"one say 15 W other 150 W and some one 500W amp to match 200W speaker?"
Tube amplifiers are HIGH voltage amplifiers. The 1st watt in SET class A tube topologies are the most important. When a tube in Class A SET mode fires up, the 1st watt is usually around 50db spl give or take 20db (60db in the lyrita 2a3's case) So suppose the amp is outputting 60db. After the first watt everything changes. the 2nd watt is half the power output of the 1st but draws twice the mount of power than the 1st watt.
So 1st watt if it's 60db 2nd watt will be 30 and third will be 15. Meaning a total of 105db. My speakers are 90db sensitivity, so basically it's base criteria of 90db is met at the 2nd watt which is 60+30db= 90db. As a result the 3rd watt is headroom for the amp to be further pushed. HOWEVER if my speaker were 86db sensitivity like an usher be718, then the amp would have to be played at 100% volume, leaving no headroom for impedance ups and downs and eventually speaker damage.

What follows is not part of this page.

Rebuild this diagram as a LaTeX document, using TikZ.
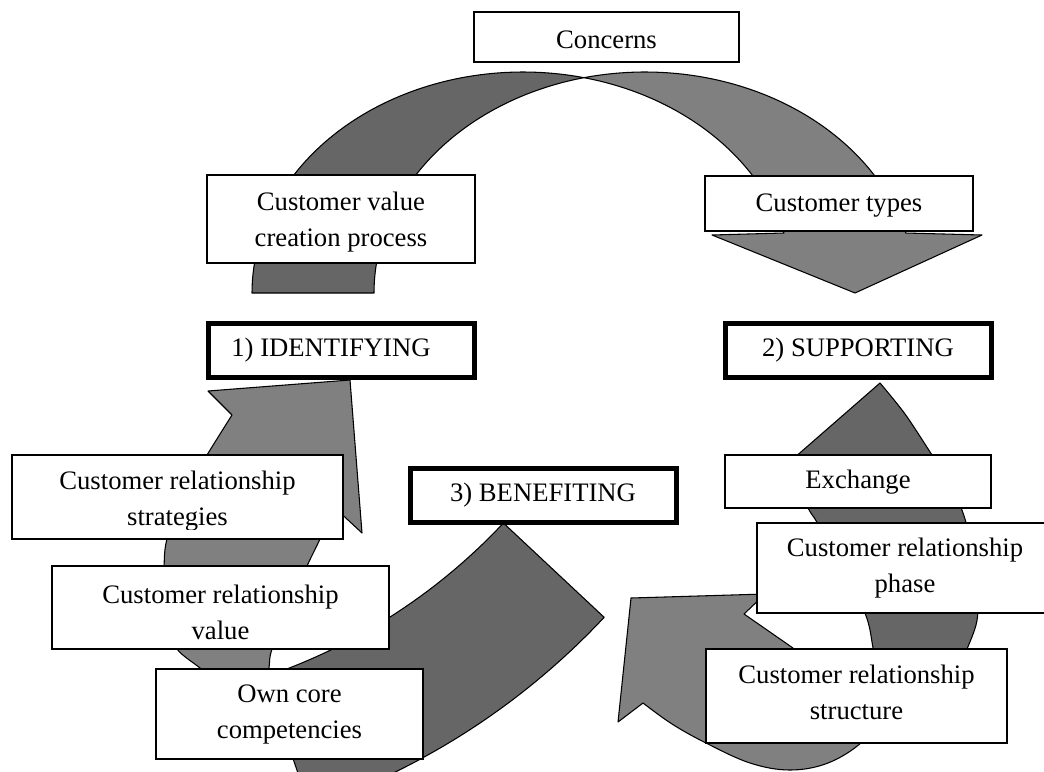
\documentclass[tikz,border=0pt]{standalone}
\usepackage{fontspec}
\setmainfont{Liberation Serif}
\usetikzlibrary{fit}
\definecolor{bandlight}{HTML}{808080}
\definecolor{banddark}{HTML}{666666}
\begin{document}
\begin{tikzpicture}[x=0.75pt, y=-0.75pt,
  label box/.style={draw=black, line width=1pt, fill=white, inner sep=0pt},
  stage box/.style={draw=black, line width=3.75pt, fill=white, inner sep=0pt},
  caption/.style={font=\fontsize{20}{27}\selectfont, align=center, inner sep=0pt},
  light band/.style={fill=bandlight, draw=black, line width=0.8pt, line join=round},
  dark band/.style={fill=banddark, draw=black, line width=0.8pt, line join=round},
]
\useasboundingbox (0,0) rectangle (1044,771);

\begin{scope}
\clip (0,0) rectangle (1044,771);

% upper arc: back face (dark), from the tail up to where the two edges cross
\filldraw[dark band]
  plot[domain=180:77, samples=80, variable=\t] ({523+271*cos(\t)}, {293-221*sin(\t)})
  -- plot[domain=103:180, samples=80, variable=\t] ({645+271*cos(\t)}, {293-221*sin(\t)})
  -- cycle;

% upper arc: front face (light) with the head pointing down
\filldraw[light band]
  plot[domain=103:15.75, samples=80, variable=\t] ({645+271*cos(\t)}, {293-221*sin(\t)})
  -- (982,235) -- (855,293) -- (712,235) -- (784,233)
  -- plot[domain=15.75:77, samples=80, variable=\t] ({523+271*cos(\t)}, {293-221*sin(\t)})
  -- cycle;

% left arrow rising towards stage 1
\filldraw[light band]
  (350,380) -- (362,533) -- (334,507)
  -- plot[smooth, tension=0.6] coordinates {(334,507) (320,539) (307,566) (289,607) (272,649) (269,668) (266,690)}
  -- plot[smooth, tension=0.6] coordinates {(225,688) (200,668) (177,649) (167,625) (163,595) (164,566) (167,539) (182,497) (207,455) (232,415)}
  -- (208,391) -- cycle;

% lower band ending under stage 3
\filldraw[dark band]
  plot[domain=43.1:71.2, samples=60, variable=\t] ({77+584*cos(\t)}, {124+584*sin(\t)})
  -- plot[domain=71.2:43.1, samples=60, variable=\t] ({77+722*cos(\t)}, {124+722*sin(\t)})
  -- cycle;

% right loop: light face with the head pointing up-left
\filldraw[light band]
  (631,598) -- (765,594) -- (744,614) -- (793,648) -- (835,695)
  -- plot[smooth, tension=0.6] coordinates {(885,712) (862,742) (828,763) (790,770) (750,763) (706,743) (672,724) (643,703)}
  -- (618,722) -- cycle;

% right loop: dark face running up to stage 2
\filldraw[dark band]
  (880,383) -- (786,465)
  -- plot[smooth, tension=0.6] coordinates {(786,465) (808,508) (818,524) (842,568) (865,613) (873,648) (880,700)}
  -- plot[smooth, tension=0.5] coordinates {(945,700) (967,649) (976,625) (978,605) (975,570) (968,530) (960,505) (948,480) (932,455) (905,414) (880,383)}
  -- cycle;
\end{scope}

% label boxes
\node[label box, fit={(474,12) (739,62)}] (concerns) {};
\node[caption] (concerns-text) at (606.5,40) {Concerns};

\node[label box, fit={(207,175) (475,263)}] (valueprocess) {};
\node[caption] (valueprocess-text) at (341,222.5) {Customer value\\creation process};

\node[label box, fit={(705,176) (973,231)}] (types) {};
\node[caption] (types-text) at (839,206) {Customer types};

\node[stage box, fit={(208,323) (474,377)}] (identifying) {};
\node[caption] (identifying-text) at (331,350) {1) IDENTIFYING};

\node[stage box, fit={(725,323) (991,377)}] (supporting) {};
\node[caption] (supporting-text) at (858,350) {2) SUPPORTING};

\node[stage box, fit={(410,468) (676,522)}] (benefiting) {};
\node[caption] (benefiting-text) at (543,495) {3) BENEFITING};

\node[label box, fit={(12,455) (343,539)}] (strategies) {};
\begin{scope}
  \clip (12,455) rectangle (343,529);
  \node[caption] (strategies-text) at (177.5,501) {Customer relationship\\strategies};
\end{scope}

\node[label box, fit={(52,566) (389,649)}] (relvalue) {};
\node[caption] (relvalue-text) at (220.5,612) {Customer relationship\\value};

\node[label box, fit={(156,669) (423,759)}] (core) {};
\node[caption] (core-text) at (289.5,714.5) {Own core\\competencies};

\node[label box, fit={(725,455) (991,508)}] (exchange) {};
\node[caption] (exchange-text) at (858,482) {Exchange};

\node[label box, fit={(757,523) (1053,613)}] (phase) {};
\node[caption] (phase-text) at (905,568.5) {Customer relationship\\phase};

\node[label box, fit={(706,649) (1007,743)}] (structure) {};
\node[caption] (structure-text) at (856.5,692.5) {Customer relationship\\structure};
\end{tikzpicture}
\end{document}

This was tube logic in class A SET, now lets go to solid state. In solid state the opening 1st watts value is much much much lower (Unless we're talking first watt amps like nelson pass f5 and what not). So for example if the opening watt is something around 30db, the 2nd watt would be 15 and similar divided and divided and further divided, the smaller the number gets the more prone to distortion the watts become...depending on the MODE and topology of the amp. What this means is that watts is just a unit of power, the value of the unit changes amp to amp.